O período no presídio, descrito pela própria Piper Kerman como “terrível”, é o tema da nova série do Netflix, “Orange is the New Black”, que acaba de estrear no Brasil. O título é o mesmo do livro autobiográfico escrito por ela (e sem previsão de lançamento no Brasil) - e transformado em 13 episódios nos quais a jovem loira de classe média se vira para sobreviver em um ambiente cheio de dificuldades.
Piper veio a São Paulo e participou de uma rodada de entrevistas com a imprensa para divulgar a atração. Para a Marie Claire, ela contou sobre suas experiências na cadeia e as lições que tirou no período de um ano e três meses sem liberdade:
MARIE CLAIRE: “Orange is the New Black” é uma história autobiográfica. Tudo o que os assinantes da Netflix estão vendo na tela do computador realmente aconteceu ou há situações que são apenas ficção?
PIPER KERMAN: A série é uma adaptação do livro que escrevi sobre a minha experiência na prisão e, por isso, há algumas coisas bem diferentes do que vivi. Por exemplo, há um momento em que Piper, a protagonista, é enviada para a solitária. E eu jamais passei por isso! Há também personagens e histórias que não foram trazidas da publicação para a tela. O que acho mais bonito e importante é que os principais temas que abordei no texto estão lá, como amizade, família, o abuso de drogas, crimes e romances.
M.C.: Como foi exatamente o dia em que saiu de casa e foi para o presídio?
P.K.: Foi muito, muito difícil! Assim como mostrado na série, Larry, que na época era meu noivo e agora é meu marido, me levou até o presídio. Nós nos despedimos e choramos durante muito tempo. Eu estava com muito medo! É até estranho ver como na série esse momento tão terrível foi transformado em uma cena de quase comédia. Fiquei impressionada! (risos). Na vida real foi muito traumatizante.
M.C.: Qual foi o momento mais difícil lá dentro?
P.K.: Certamente quando recebi a notícia de que minha mãe tinha morrido. Também tive conflitos intensos com guardas e jamais esquecerei quando fui transferida para outro presídio. É uma situação muito tensa, porque colocam você algemada em um avião com presidiárias e você fica pensando no tipo de coisa que encontrará neste novo lugar. Fiquei com muito medo!

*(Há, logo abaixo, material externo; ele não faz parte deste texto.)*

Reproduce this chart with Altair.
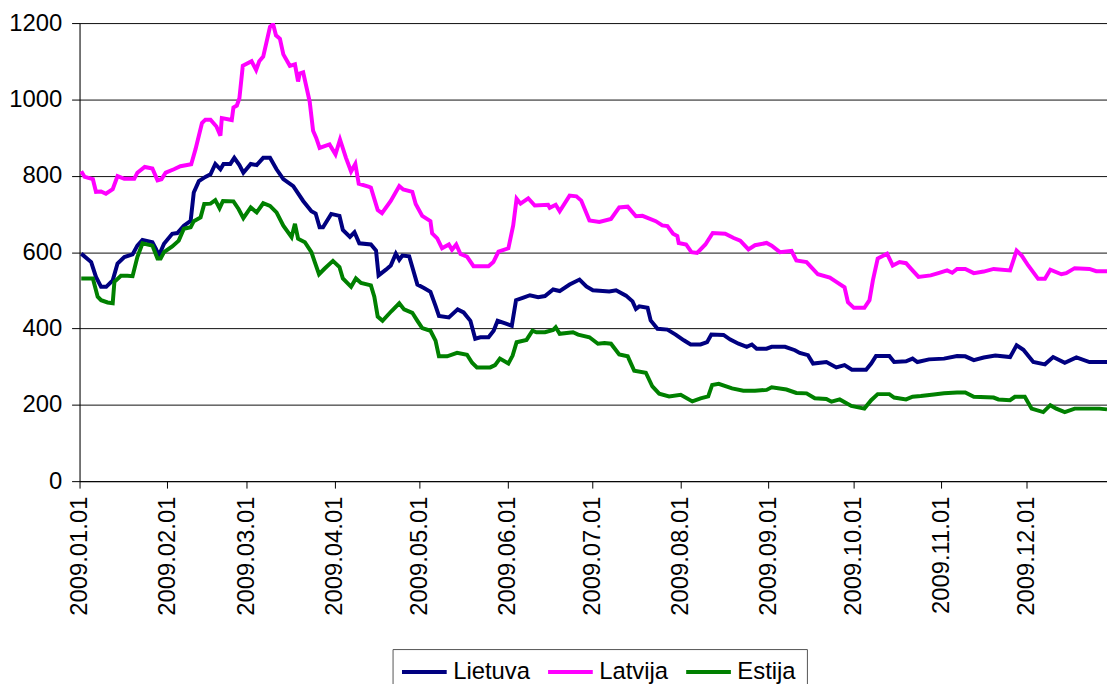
import altair as alt
import pandas as pd

# Day offsets from 2009-01-01 and values
lt_day = [0.6, 4.1, 5.8, 7.6, 9.4, 11.7, 13.4, 15.8, 18.7, 20.4, 22.2, 25.7, 26.9, 28.0, 29.8, 32.7, 34.5, 36.8, 39.2, 40.3,
          42.1, 44.4, 46.2, 47.9, 49.7, 50.8, 53.2, 54.6, 56.4, 57.8, 60.4, 62.5, 64.8, 67.2, 69.5, 71.9, 75.4, 78.9, 81.8, 83.3,
          84.7, 85.9, 88.8, 91.7, 92.9, 95.4, 97.0, 98.7, 102.8, 104.6, 105.5, 108.1, 109.8, 111.6, 112.8, 113.9, 116.3, 117.4, 119.2, 121.5,
          123.8, 125.6, 126.8, 130.3, 133.4, 135.5, 137.9, 139.6, 141.4, 144.3, 146.1, 147.5, 150.2, 152.5, 154.0, 156.6, 158.9, 161.8, 164.2, 167.1,
          169.4, 172.9, 176.4, 178.8, 181.1, 186.9, 189.3, 192.8, 195.1, 196.3, 197.5, 200.4, 201.5, 203.9, 207.4, 210.3, 213.2, 215.6, 219.1, 221.4,
          222.9, 227.2, 229.6, 232.5, 235.4, 237.2, 238.9, 242.4, 244.2, 248.9, 252.4, 254.1, 257.0, 258.8, 263.5, 267.0, 269.9, 272.5, 277.5, 279.3,
          281.0, 285.7, 287.4, 291.6, 293.9, 295.6, 299.7, 305.0, 309.6, 312.5, 315.5, 319.0, 323.1, 328.3, 330.6, 333.0, 336.5, 340.6, 343.5, 347.6,
          351.7, 356.3, 362.5]
lt_val = [596, 574, 535, 509, 509, 526, 570, 587, 594, 617, 632, 626, 609, 591, 622, 648, 650, 669, 682, 756,
          786, 797, 804, 831, 817, 831, 831, 847, 828, 808, 831, 828, 847, 847, 817, 791, 773, 734, 707, 701,
          665, 665, 700, 695, 658, 640, 652, 623, 620, 604, 539, 554, 565, 596, 580, 591, 589, 561, 515, 506,
          496, 459, 433, 429, 450, 442, 420, 373, 377, 377, 394, 420, 413, 407, 474, 481, 487, 482, 485, 502,
          498, 515, 528, 510, 500, 497, 500, 486, 471, 451, 458, 454, 421, 399, 397, 384, 369, 358, 358, 364,
          384, 383, 371, 360, 352, 358, 347, 347, 352, 352, 343, 336, 330, 308, 312, 298, 304, 292, 292, 308,
          328, 328, 312, 314, 321, 312, 319, 321, 328, 327, 317, 324, 329, 325, 356, 344, 312, 306, 325, 310,
          324, 312, 312]

lv_day = [0.6, 1.8, 4.7, 5.8, 7.6, 9.3, 11.7, 13.4, 15.8, 19.3, 20.4, 23.0, 25.7, 27.5, 28.9, 30.4, 33.3, 35.6, 39.4, 40.9,
          43.2, 44.4, 46.2, 48.3, 49.7, 50.2, 53.7, 54.3, 55.5, 56.4, 57.6, 60.7, 62.3, 63.4, 64.8, 67.2, 68.3, 69.3, 70.7, 71.9,
          74.2, 76.0, 77.1, 77.7, 78.9, 81.2, 82.4, 83.5, 84.7, 88.2, 90.3, 91.9, 94.0, 95.8, 97.3, 98.5, 102.2, 102.8, 105.2, 106.7,
          109.8, 112.8, 114.2, 117.4, 118.6, 120.9, 123.8, 124.4, 126.2, 127.9, 130.3, 131.4, 132.9, 134.4, 136.7, 139.0, 144.3, 146.0, 147.8, 151.3,
          153.0, 154.2, 155.6, 158.3, 160.6, 165.3, 165.9, 168.0, 169.4, 172.9, 175.3, 177.0, 179.9, 183.4, 187.5, 190.4, 193.4, 196.3, 198.6, 203.3,
          205.6, 207.4, 209.4, 210.9, 211.4, 214.0, 215.9, 217.9, 220.8, 223.4, 227.8, 230.8, 233.1, 236.0, 238.3, 242.4, 244.2, 247.1, 251.2, 252.9,
          256.5, 260.5, 264.7, 267.0, 269.9, 271.1, 273.2, 276.9, 278.7, 279.9, 281.6, 284.9, 286.9, 289.3, 291.6, 293.4, 296.0, 300.3, 303.0, 306.1,
          307.9, 309.6, 312.5, 315.5, 319.0, 322.5, 328.3, 330.6, 332.4, 334.7, 338.2, 340.6, 342.5, 346.4, 348.1, 351.1, 356.3, 358.7, 362.5]
lv_val = [812, 797, 791, 758, 759, 753, 765, 799, 792, 792, 808, 823, 819, 788, 791, 808, 817, 825, 830, 869,
          938, 947, 947, 929, 905, 951, 946, 979, 984, 1003, 1088, 1100, 1077, 1100, 1112, 1190, 1197, 1168, 1159, 1118,
          1088, 1092, 1047, 1068, 1071, 994, 918, 899, 873, 882, 856, 895, 847, 811, 831, 779, 771, 769, 710, 702,
          734, 773, 764, 758, 726, 695, 681, 649, 636, 610, 620, 606, 620, 595, 588, 563, 563, 574, 601, 610,
          670, 740, 727, 741, 722, 724, 716, 724, 707, 748, 746, 735, 683, 679, 687, 717, 719, 694, 695, 681,
          670, 668, 648, 642, 624, 620, 600, 598, 620, 650, 648, 637, 630, 607, 618, 624, 617, 600, 603, 578,
          574, 542, 533, 522, 508, 469, 454, 454, 474, 526, 583, 596, 565, 574, 571, 556, 535, 539, 545, 552,
          546, 556, 556, 545, 549, 556, 552, 604, 591, 565, 530, 530, 554, 542, 545, 558, 556, 550, 550]

ee_day = [0.6, 4.7, 6.4, 7.6, 9.9, 11.7, 12.3, 14.6, 16.9, 18.7, 20.4, 22.2, 25.7, 27.5, 28.6, 29.8, 32.7, 35.0, 36.8, 39.2,
          40.3, 42.7, 44.0, 46.2, 47.9, 49.4, 50.6, 54.3, 56.1, 57.8, 60.4, 62.5, 64.8, 67.2, 69.5, 71.9, 74.8, 76.0, 77.1, 79.5,
          81.8, 83.0, 84.5, 86.5, 89.4, 91.7, 92.9, 95.8, 97.5, 99.3, 102.8, 104.0, 105.2, 106.9, 110.0, 112.8, 114.5, 117.4, 119.2, 120.9,
          123.8, 125.6, 126.8, 129.7, 133.2, 136.7, 138.5, 140.2, 144.9, 146.6, 148.3, 151.3, 152.8, 154.2, 157.7, 159.8, 161.2, 164.2, 167.1, 168.0,
          169.4, 174.1, 175.9, 179.9, 182.9, 185.2, 187.5, 190.4, 193.4, 195.7, 199.8, 202.1, 204.5, 208.0, 212.1, 216.2, 219.1, 221.8, 223.2, 225.5,
          230.2, 234.2, 238.3, 242.4, 244.2, 249.4, 252.9, 256.5, 259.4, 263.5, 265.3, 268.2, 272.3, 276.9, 279.3, 281.6, 285.7, 287.4, 291.6, 293.9,
          296.8, 301.4, 305.0, 309.6, 312.5, 315.5, 322.5, 324.2, 328.3, 330.0, 333.5, 335.9, 340.0, 342.5, 344.6, 347.6, 351.1, 359.8, 362.5]
ee_val = [531, 531, 483, 474, 468, 466, 522, 538, 538, 537, 587, 623, 617, 583, 583, 600, 615, 630, 661, 665,
          681, 691, 726, 727, 736, 715, 734, 733, 713, 689, 717, 704, 728, 721, 704, 669, 639, 674, 635, 626,
          600, 574, 542, 557, 577, 561, 531, 509, 531, 519, 513, 483, 431, 420, 445, 466, 450, 441, 420, 401,
          394, 368, 327, 327, 336, 331, 310, 298, 298, 304, 321, 308, 329, 364, 370, 394, 390, 390, 396, 403,
          386, 390, 384, 377, 360, 362, 360, 332, 327, 289, 284, 248, 229, 222, 226, 209, 217, 222, 252, 255,
          243, 237, 237, 239, 246, 240, 231, 230, 217, 215, 208, 214, 197, 190, 212, 228, 228, 219, 214, 221,
          223, 227, 230, 232, 232, 221, 219, 214, 212, 221, 221, 190, 181, 199, 190, 181, 190, 190, 188]

series_names = ["Lietuva", "Latvija", "Estija"]
series_colors = ["#000080", "#FF00FF", "#008000"]
y_ticks = [0, 200, 400, 600, 800, 1000, 1200]

base = pd.Timestamp("2009-01-01", tz="UTC")


def to_ms(d):
    return int((base + pd.Timedelta(days=d)).value // 10**6)


rows = []
for name, days, vals in [("Lietuva", lt_day, lt_val), ("Latvija", lv_day, lv_val), ("Estija", ee_day, ee_val)]:
    for d, v in zip(days, vals):
        rows.append({"series": name, "t": to_ms(d), "value": v})
df = pd.DataFrame(rows)

month_ticks = [int(pd.Timestamp(f"2009-{m:02d}-01", tz="UTC").value // 10**6) for m in range(1, 13)]
x_domain = [to_ms(0), to_ms(362.5)]

FONT = "Liberation Sans"

chart = alt.Chart(df).mark_line(strokeWidth=4, clip=True).encode(
    x=alt.X("t:T", title=None,
            scale=alt.Scale(type="utc", domain=x_domain, nice=False),
            axis=alt.Axis(values=month_ticks, labelExpr="utcFormat(datum.value, '%Y.%m.%d')",
                          labelAngle=270, labelFontSize=24, labelFont=FONT, labelColor="#000",
                          tickSize=7, tickColor="#000", domainColor="#000", labelPadding=8,
                          grid=False, labelOverlap=False, labelFlush=False)),
    y=alt.Y("value:Q", title=None,
            scale=alt.Scale(domain=[0, 1200], nice=False),
            axis=alt.Axis(values=y_ticks, format="d", labelFontSize=24, labelFont=FONT, labelColor="#000",
                          tickSize=8, tickColor="#000", domainColor="#000", labelPadding=10,
                          grid=True, gridColor="#111", gridWidth=1, gridOpacity=1)),
    color=alt.Color("series:N", sort=series_names,
                    scale=alt.Scale(domain=series_names, range=series_colors),
                    legend=alt.Legend(title=None, orient="none", direction="horizontal",
                                      legendX=315, legendY=630,
                                      symbolType="M-2.25,0H2.25", symbolSize=400, symbolStrokeWidth=4,
                                      symbolOffset=9,
                                      labelFontSize=24, labelFont=FONT, labelColor="#000",
                                      labelOffset=17, columnPadding=9, padding=11,
                                      strokeColor="#555", fillColor="#fff")),
    detail="series:N",
).properties(
    width=1034, height=461,
    autosize=alt.AutoSizeParams(type="none"),
    padding={"left": 72, "top": 13, "right": 0, "bottom": 205},
).configure_view(stroke=None).configure(font=FONT)

chart.save("out.html", embed_options={"renderer": "svg", "actions": False})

M.C.: Após tanto tempo convivendo só com mulheres, o que mudou no seu conceito sobre o universo feminino?
P.K.: Fui educada em um colégio de meninas nos Estados Unidos e, apesar de a prisão ser bem diferente de uma escola, eu já estava acostumada a conviver somente entre mulheres. Acredito que eu estava mais bem preparada para esse ambiente do que outras pessoas (risos). No presídio aprendi que a força das mulheres é milagrosa e ultrapassa qualquer coisa que esperamos de nós mesmos. O sexo feminino tem uma capacidade enorme de superar dificuldades e isso foi o que mais me marcou.
M.C.: Ficar na prisão lhe rendeu bons frutos, como o livro e agora a série. O que mais o presídio te trouxe de bom?
P.K.: Apesar da situação terrível, fiz muitas amizades lá. Mulheres que conheci na prisão são minhas amigas até hoje e pessoas muito especiais em minha vida.
M.C.: A vaidade é uma questão muito feminina e dentro da prisão é praticamente obrigatório abdicá-la. Como lidou com essa situação?
P.K.: As mulheres são muito criativas. A prisão tem a intenção clara de desumanizar, e, no caso das mulheres, ter que abrir mão da vaidade é devastador. Você ficaria surpresa de ver como as mulheres têm que brigar para conseguir cuidar dos cabelos, por exemplo. Essa questão individual passa a ser uma questão da comunidade. Então, se uma das presas conhece uma maneira de cuidar dos fios, ela compartilha e ajuda as outras. É em grupo que vamos resolvendo.
M.C.: Você afirmou em outras entrevistas que namorar outras mulheres foi uma aventura da juventude. Como foi ver na tela esse período da sua vida?
P.K.: É muito estranho ver na tela o maior erro que cometi na vida. Não que me relacionar com mulheres tenha sido um erro, mas me envolver com o tráfico de drogas para ficar perto de uma delas foi. E é impossível ver essas decisões que tomei no passado e não pensar o que mudaria, como teria sido de tivesse tomado outro caminho. No entanto, acredito que o mais importante é dizer a verdade sobre você mesmo e sobre a maneira como você vê e está no mundo. E o mais maravilhoso da série é isso: apesar de ter partes ficcionais, mostra a vida como ela realmente é!